Vor 475 Jahren wird letztmals der römische Burgus an der Lahnmündung erwähnt

Auf einer ehemaligen Insel an der Lahnmündung errichteten die Römer im 4. Jahrhundert eine Grenzbefestigungsanlage mit Schiffslandestelle. Vorher bildete der 81 - 96 n. Chr. errichtete, ca. 12 km östlich durch den Lahnsteiner Stadtwald verlaufende Limes die Grenze des römischen Weltreiches zu Germanien.

Der um 369 unter Kaiser Valentinian I. errichtete Burgus gehörte nach Aufgabe des Limes zum römischen Festungsbauprogramm zur Sicherung der Rheingrenze. Ähnliche Anlagen wie an der Lahnmündung standen an der Main- und Neckarmündung sowie in Neuwied-Engers.

Rekonstruktionszeichnung des Burgus, gezeichnet von Willi Eisenbarth, 1992

Durch seine Lage auf einer durch die beiden Mündungsarme der Lahn gebildeten Insel war der Lahnsteiner Burgus vom Festland getrennt und gut zu verteidigen. Es handelte sich um einen mächtigen, dreigeschossigen Turmbau von 20 x 13 Metern Grundfläche. Die Mauerstärke betrug zur Lahnseite hin 1,5 Meter, zur Landseite 3 Meter. In einiger Entfernung umgab ihn ein tiefer Spitzgraben. Der Lahnsteiner Burgus war Ausgangspunkt für die Lahnschifffahrt sowie den Handel und Verkehr mit den rechtsrheinischen Gebieten. Dieser steinerne Turm, im Mittelalter „domus fortis supra Lonetam“ — festes Haus an der Lahn — genannt, gab der heutigen Stadt den Namen Lahnstein.

Der römische Grenzschutz am Rhein und mit ihm auch der Lahnsteiner Burgus wurde 406/07 von den Vandalen, Sueben und Alanen überrannt und vernichtet.

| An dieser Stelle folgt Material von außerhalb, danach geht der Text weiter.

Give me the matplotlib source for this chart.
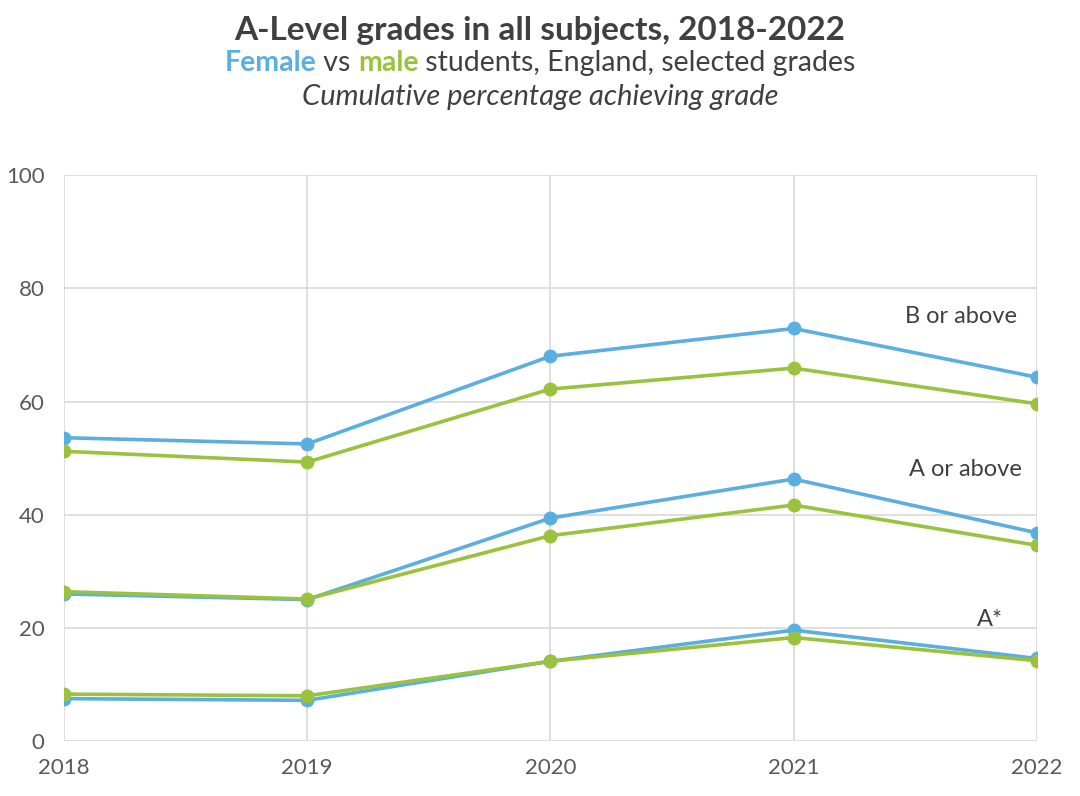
import matplotlib.pyplot as plt

plt.rcParams["font.family"] = ["Lato", "DejaVu Sans"]

years = [2018, 2019, 2020, 2021, 2022]
grades = ["B or above", "A or above", "A*"]

female_b = [53.6, 52.5, 68.0, 72.9, 64.3]
male_b = [51.2, 49.3, 62.2, 65.9, 59.6]
female_a = [26.0, 25.0, 39.4, 46.3, 36.8]
male_a = [26.4, 25.1, 36.3, 41.7, 34.6]
female_astar = [7.5, 7.2, 14.1, 19.6, 14.6]
male_astar = [8.3, 8.0, 14.1, 18.3, 14.2]

female_series = [female_b, female_a, female_astar]
male_series = [male_b, male_a, male_astar]

blue = "#5aaee0"
green = "#9bc23c"
dark = "#404040"
grid_col = "#d9d9d9"

fig = plt.figure(figsize=(10.8, 7.96), dpi=100)
ax = fig.add_axes([0.0593, 0.069, 0.9007, 0.711])

for f, m in zip(female_series, male_series):
    ax.plot(years, f, color=blue, lw=2.6, marker="o", ms=9, zorder=3)
    ax.plot(years, m, color=green, lw=2.6, marker="o", ms=9, zorder=4)

ax.set_xlim(2018, 2022)
ax.set_ylim(0, 100)
ax.set_xticks(years)
ax.set_yticks(range(0, 101, 20))
ax.grid(True, color=grid_col, lw=1.2)
ax.set_axisbelow(True)
for s in ax.spines.values():
    s.set_visible(False)
ax.tick_params(length=0, labelsize=16, colors="#595959")
ax.tick_params(axis="x", pad=12)
ax.tick_params(axis="y", pad=14)

# grade labels
label_pos = [(2021.92, 75), (2021.94, 48), (2021.86, 21.5)]
for g, (lx, ly) in zip(grades, label_pos):
    ax.text(lx, ly, g, ha="right", va="center", fontsize=17, color=dark)

# titles
fig.text(0.5, 0.962, "A-Level grades in all subjects, 2018-2022", ha="center",
         va="center", fontsize=24, fontweight="bold", color=dark)

parts = [("Female", blue, "bold"), (" vs ", dark, "normal"), ("male", green, "bold"),
         (" students, England, selected grades", dark, "normal")]
renderer = fig.canvas.get_renderer()
texts = []
for s, c, w in parts:
    t = fig.text(0, 0.921, s, ha="left", va="center", fontsize=20.5, color=c, fontweight=w)
    texts.append(t)
widths = [t.get_window_extent(renderer).width for t in texts]
total = sum(widths)
x0 = (fig.bbox.width - total) / 2
for t, w in zip(texts, widths):
    t.set_x(x0 / fig.bbox.width)
    x0 += w

fig.text(0.5, 0.878, "Cumulative percentage achieving grade", ha="center", va="center",
         fontsize=21, style="italic", color=dark)

fig.savefig("out.png", dpi=100)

Er wurde wahrscheinlich direkt wiederaufgebaut, aber 70 Jahre später mit Ende des Römischen Reiches endgültig aufgegeben. Zwei Brandschichten bestätigten bei archäologischen Ausgrabungen die beiden Zerstörungen des Burgus. In der unteren Brandschicht wurde eine Münze Kaiser Valentinians I. (364-375) gefunden.

Der römische Burgus wurde das ganze Mittelalter hindurch, mit entsprechenden Vergrößerungen, als Wohnburg und Verteidigungsanlage weiter benutzt. In unmittelbarer Nähe entstand bereits um 850 eine karolingische Vorgängerkirche der heutigen Johanniskirche. Besitzer von Burg und Kirche waren um 890 die Niederlahngaugrafen, um 1200 das Erzstift Trier.

Im 16. Jahrhundert war der Burgus eine Ruine. Er wird 1549 letztmalig urkundlich erwähnt und in der Folgezeit eingeebnet. Der zweite Lahnmündungsarm, der etwa einen halben Kilometer rheinabwärts mündete, ist später verlandet und wurde verfüllt.

Erst 1914 wurde der römische Burgus durch den Lahnsteiner Archäologen und Limeskommissar Prof. Dr. Robert Bodewig wiederentdeckt. 1926 erfolgte eine teilweise Freilegung der römischen und mittelalterlichen Fundamente des Wehrturms sowie des umgebenden Spitzgrabens. Der ursprüngliche Plan, alles freizulegen und die Mauerreste zu konservieren, scheiterte. Nur der nördliche Teil wurde ausgegraben, weil der südliche bereits unter einem Hochwasserdamm lag. Die Ausgrabung wurde 1937 zugeschüttet, so dass keine Spuren des gewaltigen Mauerwerkes sichtbar sind.

Eine Hinweistafel mit Rekonstruktions- und Situationsplan erinnert an den Burgus, der ca. 60 Meter südlich der Johanniskirche stand, nördlich des Spielplatzes.